I have some maximum temperature data. Here is the histogram and qqplot:

Visually they look pretty good and I would reasonably say they are from a normal distribution but the Shapiro-Wilk Normality Test (shapiro.test in R) is saying that it is not from a normal distribution.

I found this post which basically says: don't bother testing for normality it will get it wrong. However I used this test in the past (on a generated dataset for a class), and it worked well. It is also the most robust of the statistical tests out there.

Is it better to visually examine the data or use a test for normality to make sure my assumptions are valid? How robust is the Shapiro-Wilk Normality Test?

*I am curious if anyone else has had this issue with actual data as apposed to generated data.

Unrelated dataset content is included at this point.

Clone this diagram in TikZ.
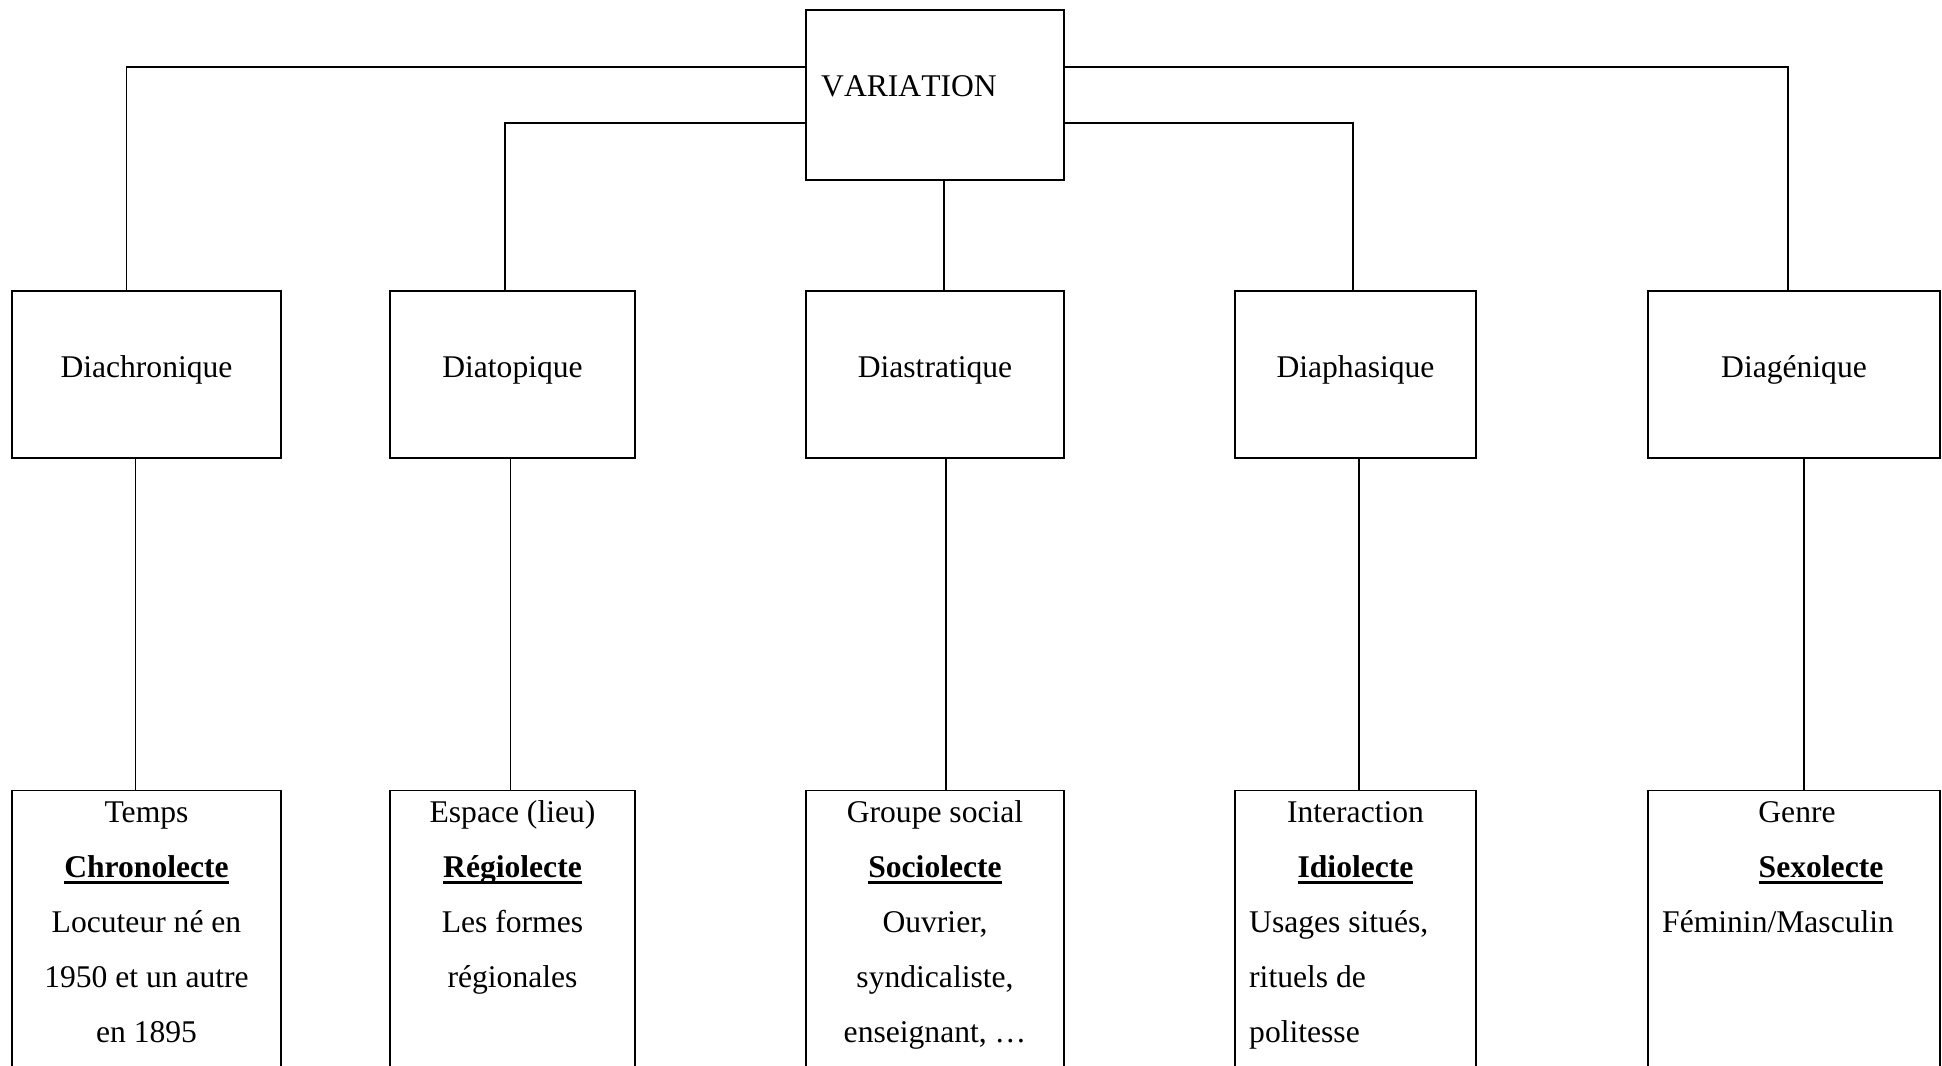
\documentclass[tikz,border=0pt]{standalone}
\usepackage{fontspec}
\setmainfont{Liberation Serif}
\newcommand{\ulbf}[1]{\setbox0\hbox{\bfseries #1}\rlap{\rule[-6.5pt]{\wd0}{3pt}}\box0}
\begin{document}
\begin{tikzpicture}[x=1pt,y=-1pt,
  box/.style={draw,line width=1.4pt,inner sep=0pt,outer sep=0pt},
  conn/.style={line width=1.3pt},
  txt/.style={inner sep=0pt,anchor=base,font=\fontsize{31.6}{38}\selectfont},
  txtl/.style={txt,anchor=base west}]
\useasboundingbox[fill=white] (0,0) rectangle (1942,1065);
\clip (0,0) rectangle (1942,1065);
% top box
\node[box,minimum width=258pt,minimum height=170pt] (var) at (935,95) {};
\node[txtl] (vart) at (821,96) {\addfontfeatures{Kerning=Off}VARIATION};
% middle row
\node[box,minimum width=269pt,minimum height=167pt] (dia) at (146.5,374.5) {};
\node[box,minimum width=245pt,minimum height=167pt] (dtop) at (512.5,374.5) {};
\node[box,minimum width=258pt,minimum height=167pt] (dstr) at (935,374.5) {};
\node[box,minimum width=241pt,minimum height=167pt] (dpha) at (1355.5,374.5) {};
\node[box,minimum width=292pt,minimum height=167pt] (dgen) at (1794,374.5) {};
\node[txt] (diat) at (146.5,377.5) {Diachronique};
\node[txt] (dtopt) at (512.5,377.5) {Diatopique};
\node[txt] (dstrt) at (935,377.5) {Diastratique};
\node[txt] (dphat) at (1355.5,377.5) {Diaphasique};
\node[txt] (dgent) at (1794,377.5) {Diagénique};
% bottom row
\node[box,minimum width=269pt,minimum height=300pt] (b1) at (146.5,940.5) {};
\node[box,minimum width=245pt,minimum height=300pt] (b2) at (512.5,940.5) {};
\node[box,minimum width=258pt,minimum height=300pt] (b3) at (935,940.5) {};
\node[box,minimum width=241pt,minimum height=300pt] (b4) at (1355.5,940.5) {};
\node[box,minimum width=292pt,minimum height=300pt] (b5) at (1794,940.5) {};
% bottom texts
\node[txt] (b1a) at (146.5,822) {Temps};
\node[txt] (b1b) at (146.5,877) {\ulbf{Chronolecte}};
\node[txt] (b1c) at (146.5,932) {Locuteur né en};
\node[txt] (b1d) at (146.5,987) {1950 et un autre};
\node[txt] (b1e) at (146.5,1042) {en 1895};
\node[txt] (b2a) at (512.5,822) {Espace (lieu)};
\node[txt] (b2b) at (512.5,877) {\ulbf{Régiolecte}};
\node[txt] (b2c) at (512.5,932) {Les formes};
\node[txt] (b2d) at (512.5,987) {régionales};
\node[txt] (b3a) at (935,822) {Groupe social};
\node[txt] (b3b) at (935,877) {\ulbf{Sociolecte}};
\node[txt] (b3c) at (935,932) {Ouvrier,};
\node[txt] (b3d) at (935,987) {syndicaliste,};
\node[txt] (b3e) at (935,1042) {enseignant, …};
\node[txt] (b4a) at (1355.5,822) {Interaction};
\node[txt] (b4b) at (1355.5,877) {\ulbf{Idiolecte}};
\node[txtl] (b4c) at (1249,932) {Usages situés,};
\node[txtl] (b4d) at (1249,987) {rituels de};
\node[txtl] (b4e) at (1249,1042) {politesse};
\node[txt] (b5a) at (1797,822) {Genre};
\node[txt] (b5b) at (1821,877) {\ulbf{Sexolecte}};
\node[txtl] (b5c) at (1662,932) {Féminin/Masculin};
% connectors top
\draw[conn] ([yshift=28pt]var.west) -| ([xshift=-20pt]dia.north);
\draw[conn] ([yshift=-28pt]var.west) -| ([xshift=-7.5pt]dtop.north);
\draw[conn] ([xshift=9pt]var.south) -- ([xshift=9pt]dstr.north);
\draw[conn] ([yshift=-28pt]var.east) -| ([xshift=-2.5pt]dpha.north);
\draw[conn] ([yshift=28pt]var.east) -| ([xshift=-6pt]dgen.north);
% connectors bottom
\draw[conn] ([xshift=-11pt]dia.south) -- ([xshift=-11pt]b1.north);
\draw[conn] ([xshift=-2pt]dtop.south) -- ([xshift=-2pt]b2.north);
\draw[conn] ([xshift=11pt]dstr.south) -- ([xshift=11pt]b3.north);
\draw[conn] ([xshift=3.5pt]dpha.south) -- ([xshift=3.5pt]b4.north);
\draw[conn] ([xshift=10pt]dgen.south) -- ([xshift=10pt]b5.north);
\end{tikzpicture}
\end{document}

The key quote from the SO post you link is the following, especially the second half:

When the sample size is small, even big departures from normality are not detected, and when your sample size is large, even the smallest deviation from normality will lead to a rejected null.

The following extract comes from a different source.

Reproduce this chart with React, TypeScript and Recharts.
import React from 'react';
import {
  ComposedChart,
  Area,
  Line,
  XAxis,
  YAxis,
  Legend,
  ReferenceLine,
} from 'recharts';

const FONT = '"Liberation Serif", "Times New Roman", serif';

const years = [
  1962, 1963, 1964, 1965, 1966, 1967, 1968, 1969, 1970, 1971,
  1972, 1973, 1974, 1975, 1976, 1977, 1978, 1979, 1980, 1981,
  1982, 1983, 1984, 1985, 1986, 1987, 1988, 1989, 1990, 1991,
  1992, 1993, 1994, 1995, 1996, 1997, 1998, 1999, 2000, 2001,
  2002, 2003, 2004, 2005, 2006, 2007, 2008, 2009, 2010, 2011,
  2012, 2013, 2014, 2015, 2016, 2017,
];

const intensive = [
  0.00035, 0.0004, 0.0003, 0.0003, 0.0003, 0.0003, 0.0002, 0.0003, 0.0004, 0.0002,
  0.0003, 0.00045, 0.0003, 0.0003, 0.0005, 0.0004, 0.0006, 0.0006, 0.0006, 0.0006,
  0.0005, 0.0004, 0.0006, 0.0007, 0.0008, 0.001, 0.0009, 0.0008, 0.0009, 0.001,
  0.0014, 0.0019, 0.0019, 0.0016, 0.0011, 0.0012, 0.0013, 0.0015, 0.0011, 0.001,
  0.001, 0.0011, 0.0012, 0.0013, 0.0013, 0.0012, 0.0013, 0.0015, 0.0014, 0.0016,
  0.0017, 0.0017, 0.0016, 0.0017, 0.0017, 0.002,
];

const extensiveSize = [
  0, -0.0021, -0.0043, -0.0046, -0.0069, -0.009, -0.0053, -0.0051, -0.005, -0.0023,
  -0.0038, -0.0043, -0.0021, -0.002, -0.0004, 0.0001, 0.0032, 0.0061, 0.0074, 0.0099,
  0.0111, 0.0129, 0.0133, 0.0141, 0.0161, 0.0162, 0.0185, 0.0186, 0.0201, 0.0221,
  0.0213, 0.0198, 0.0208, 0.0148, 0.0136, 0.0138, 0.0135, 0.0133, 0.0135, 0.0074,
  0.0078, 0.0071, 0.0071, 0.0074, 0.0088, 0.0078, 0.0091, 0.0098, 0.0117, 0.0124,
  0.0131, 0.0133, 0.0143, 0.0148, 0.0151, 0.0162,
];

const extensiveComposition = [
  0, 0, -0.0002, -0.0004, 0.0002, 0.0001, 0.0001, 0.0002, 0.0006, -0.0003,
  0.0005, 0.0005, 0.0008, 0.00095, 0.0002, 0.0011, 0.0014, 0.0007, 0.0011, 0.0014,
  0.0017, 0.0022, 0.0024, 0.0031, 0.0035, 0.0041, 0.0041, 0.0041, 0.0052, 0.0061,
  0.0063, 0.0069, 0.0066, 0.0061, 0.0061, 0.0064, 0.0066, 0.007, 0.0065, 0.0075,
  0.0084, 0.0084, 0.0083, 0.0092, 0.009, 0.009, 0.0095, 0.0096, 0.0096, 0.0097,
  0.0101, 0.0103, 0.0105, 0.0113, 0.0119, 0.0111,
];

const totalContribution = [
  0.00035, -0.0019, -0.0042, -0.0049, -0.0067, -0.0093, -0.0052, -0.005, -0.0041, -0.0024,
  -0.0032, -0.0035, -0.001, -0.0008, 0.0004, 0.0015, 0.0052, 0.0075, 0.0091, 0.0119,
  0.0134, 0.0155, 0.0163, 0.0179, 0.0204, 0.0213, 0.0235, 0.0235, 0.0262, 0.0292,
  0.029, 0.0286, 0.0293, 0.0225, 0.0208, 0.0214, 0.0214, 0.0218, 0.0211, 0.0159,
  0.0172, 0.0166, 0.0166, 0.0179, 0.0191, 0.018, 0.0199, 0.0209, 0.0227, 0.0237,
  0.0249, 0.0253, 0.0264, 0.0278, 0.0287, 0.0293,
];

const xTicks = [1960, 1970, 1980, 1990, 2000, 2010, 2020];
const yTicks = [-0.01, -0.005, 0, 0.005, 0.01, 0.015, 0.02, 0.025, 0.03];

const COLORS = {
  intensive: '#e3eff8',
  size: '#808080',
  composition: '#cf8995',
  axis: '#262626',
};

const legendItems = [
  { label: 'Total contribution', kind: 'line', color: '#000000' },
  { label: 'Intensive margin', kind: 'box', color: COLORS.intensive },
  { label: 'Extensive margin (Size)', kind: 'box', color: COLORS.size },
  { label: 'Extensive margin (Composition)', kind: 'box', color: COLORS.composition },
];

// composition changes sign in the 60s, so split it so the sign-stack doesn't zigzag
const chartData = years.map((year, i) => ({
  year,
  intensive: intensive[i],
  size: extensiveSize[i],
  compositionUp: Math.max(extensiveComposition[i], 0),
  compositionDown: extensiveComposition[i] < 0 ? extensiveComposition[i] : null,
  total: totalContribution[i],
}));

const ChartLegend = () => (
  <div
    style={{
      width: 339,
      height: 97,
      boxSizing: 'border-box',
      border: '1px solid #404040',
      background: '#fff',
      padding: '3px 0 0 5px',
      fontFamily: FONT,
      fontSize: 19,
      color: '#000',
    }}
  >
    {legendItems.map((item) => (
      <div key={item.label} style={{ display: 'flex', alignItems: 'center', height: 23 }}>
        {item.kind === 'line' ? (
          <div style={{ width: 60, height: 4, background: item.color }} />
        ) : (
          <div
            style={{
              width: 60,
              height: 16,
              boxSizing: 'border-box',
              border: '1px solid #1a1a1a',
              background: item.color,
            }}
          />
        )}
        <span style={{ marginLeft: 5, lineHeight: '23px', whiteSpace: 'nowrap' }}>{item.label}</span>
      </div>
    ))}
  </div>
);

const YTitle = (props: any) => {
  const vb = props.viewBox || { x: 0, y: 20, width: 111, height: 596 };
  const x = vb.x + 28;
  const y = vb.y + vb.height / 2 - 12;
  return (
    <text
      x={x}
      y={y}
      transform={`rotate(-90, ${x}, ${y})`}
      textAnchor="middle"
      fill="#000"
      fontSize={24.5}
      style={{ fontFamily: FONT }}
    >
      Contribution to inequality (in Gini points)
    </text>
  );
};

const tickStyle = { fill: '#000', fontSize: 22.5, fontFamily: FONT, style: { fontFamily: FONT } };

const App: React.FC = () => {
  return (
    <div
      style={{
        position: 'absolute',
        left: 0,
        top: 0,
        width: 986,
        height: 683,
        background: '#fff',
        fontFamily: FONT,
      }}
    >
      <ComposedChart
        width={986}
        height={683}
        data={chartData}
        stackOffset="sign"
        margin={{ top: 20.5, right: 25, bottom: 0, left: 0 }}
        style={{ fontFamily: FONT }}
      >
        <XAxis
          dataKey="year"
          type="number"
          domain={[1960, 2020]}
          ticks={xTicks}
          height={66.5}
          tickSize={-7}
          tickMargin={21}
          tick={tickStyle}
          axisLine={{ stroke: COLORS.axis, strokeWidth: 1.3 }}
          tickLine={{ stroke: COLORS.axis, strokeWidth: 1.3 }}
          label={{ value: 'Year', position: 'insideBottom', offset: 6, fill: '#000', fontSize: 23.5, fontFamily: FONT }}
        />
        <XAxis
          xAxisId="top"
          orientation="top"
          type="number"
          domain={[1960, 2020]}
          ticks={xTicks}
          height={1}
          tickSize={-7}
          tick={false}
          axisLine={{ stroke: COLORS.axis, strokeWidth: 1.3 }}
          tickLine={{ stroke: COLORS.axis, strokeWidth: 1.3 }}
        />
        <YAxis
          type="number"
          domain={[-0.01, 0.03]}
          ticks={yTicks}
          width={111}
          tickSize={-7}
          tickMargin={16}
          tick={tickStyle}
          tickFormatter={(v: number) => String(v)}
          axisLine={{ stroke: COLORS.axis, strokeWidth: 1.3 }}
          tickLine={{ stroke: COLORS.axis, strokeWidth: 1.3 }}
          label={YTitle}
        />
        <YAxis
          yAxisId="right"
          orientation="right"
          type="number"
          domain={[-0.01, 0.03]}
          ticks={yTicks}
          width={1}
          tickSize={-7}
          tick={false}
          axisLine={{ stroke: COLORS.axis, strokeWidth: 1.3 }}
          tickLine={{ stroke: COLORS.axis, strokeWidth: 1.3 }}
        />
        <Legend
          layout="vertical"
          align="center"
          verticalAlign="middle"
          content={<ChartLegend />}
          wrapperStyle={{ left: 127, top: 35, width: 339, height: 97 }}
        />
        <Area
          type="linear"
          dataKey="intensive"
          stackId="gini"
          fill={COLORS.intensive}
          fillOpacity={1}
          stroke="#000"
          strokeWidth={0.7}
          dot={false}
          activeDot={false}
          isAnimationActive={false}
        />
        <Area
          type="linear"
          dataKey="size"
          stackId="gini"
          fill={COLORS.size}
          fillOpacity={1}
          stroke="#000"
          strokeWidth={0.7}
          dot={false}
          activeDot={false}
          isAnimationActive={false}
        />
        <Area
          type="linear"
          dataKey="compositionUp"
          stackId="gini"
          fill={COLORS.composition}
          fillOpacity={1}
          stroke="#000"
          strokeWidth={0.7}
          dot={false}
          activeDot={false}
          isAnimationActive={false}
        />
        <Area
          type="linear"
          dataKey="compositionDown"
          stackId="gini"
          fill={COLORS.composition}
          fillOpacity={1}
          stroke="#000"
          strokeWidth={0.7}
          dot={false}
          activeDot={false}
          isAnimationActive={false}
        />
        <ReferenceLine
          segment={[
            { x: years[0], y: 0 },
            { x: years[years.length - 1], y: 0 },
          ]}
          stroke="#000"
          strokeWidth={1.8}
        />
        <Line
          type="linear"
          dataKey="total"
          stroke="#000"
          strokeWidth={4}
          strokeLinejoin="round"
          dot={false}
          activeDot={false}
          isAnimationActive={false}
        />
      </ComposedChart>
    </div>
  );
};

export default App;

With normality tests (or any other test), there is always a continuum. If your data generating process is even slightly non-normal, then normality will be rejected if your $n$ is large enough. Look at that SO post again: even a $t$ distribution with 200 degrees of freedom will be rejected as non-normal given enough data - and that is about as normal as you can ever get, unless you are explicitly generating normal data.

Of course, it is no surprise that normality tests perform as expected if you have explicitly generated normally distributed data. Unfortunately, that doesn't tell you much about what happens with real data.

You seem to have more than 1500 data points. I'd say that you are well and truly beyond the threshold at which small deviations from non-normality are picked up.

The question isn't whether data are normally distributed. They never are. (Simply measuring accuracy means that real measured data are in the end always discrete, so they cannot be normal.) The question, if at all, is whether they are sufficiently normal for whatever you need normality for. And I'd argue that they typically are. For instance, ANOVA F tests are surprisingly robust against non-normally distributed residuals, since what is relevant is actually the normal distribution of the parameter estimates, which is certainly given once you have enough data that your normality tests start rejecting residuals.

Bottom line: think about why you need normality. And whether at all.

Stephan covers the direct issue very well. I just thought I'd address a couple of side issues:

The common notion that it's better to test normality and choose between a t-test and a nonparametric alternative (a signed rank test or a Wilcoxon-Mann-Whitney depending on whether it's a one-sample/paired vs a two-sample situation) appears to be somewhat mistaken; that process impacts the properties (significance level and power) of both the subsequent possible tests.

Unless you know to expect no-heavier-than-normal tails$^\dagger$, you may be better to simply not consider making the normality assumption in the first place (the power loss is never very large but the power advantage can be great, particularly with small effects and large samples).

$\dagger$ The t-test tends to perform slightly better than the usual nonparametric alternative at the normal ... but it has a bigger advantage when the tail is lighter. (Other choices would have bigger advantages still, but they're not usually in consideration in these sorts of questions)